It is a given that world energy demand will increase over the next 25 years. Absent a planetary disaster, there is zero chance that it will not. But how much?
The Energy Information Administration issued its annual international energy outlook this week, and its base case projects global energy demand increasing 53% by 2035. My hunch is that the surprise will be that demand, while it increases, will grow quite a bit less than the EIA base case estimate.
Yet, the energy facts of India alone do make me gulp. 40% of Indians are not connected to the electric grid. Wood is the primary fuel for 75% of rural Indians. And remarkably the per capita electricity consumption of India is just 700 kilowatt-hours, when the US per capita consumption is 14,000 kilowatt-hours, according to an E & E article published yesterday.

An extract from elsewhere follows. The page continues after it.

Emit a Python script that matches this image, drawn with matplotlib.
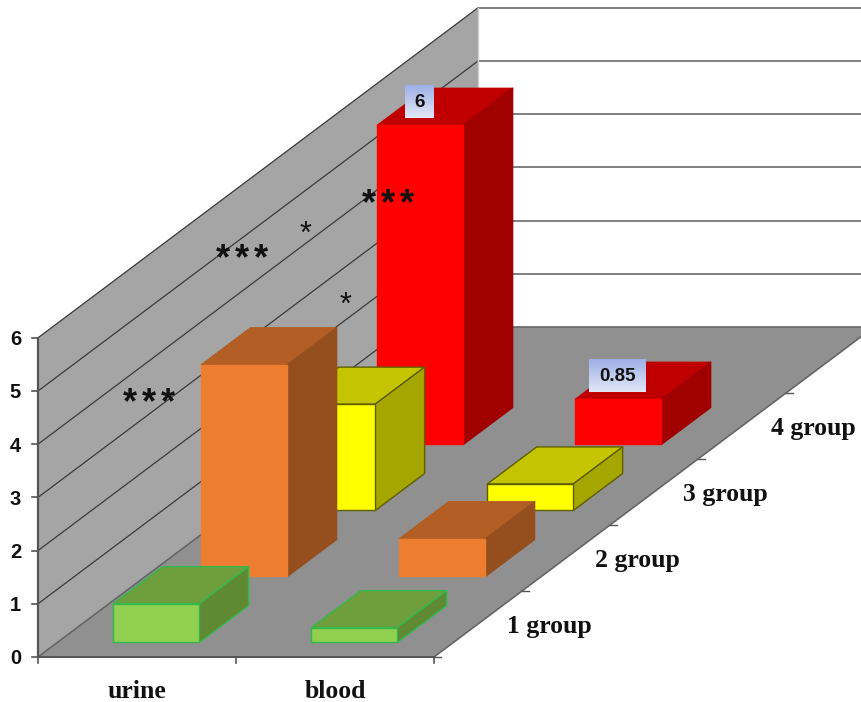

All that is going to change fast.
India has 1.2 billion people or more than one in six people on earth. The odds are highest that the person who pushes the world population to 7 billion will be born in India this October. And India's economy has been growing about 8% per year, growing the Indian middle class and urban population.
Ron Somers, the President of the U.S.-India Business Council, is quoted in the E & E article as saying that India will need 350,000 megawatts of new power over the next 5 to 10 years to maintain 8% GDP growth. Gulp.
To put that in context, the USA has a bit more than 1,000,000 megawatts of generation.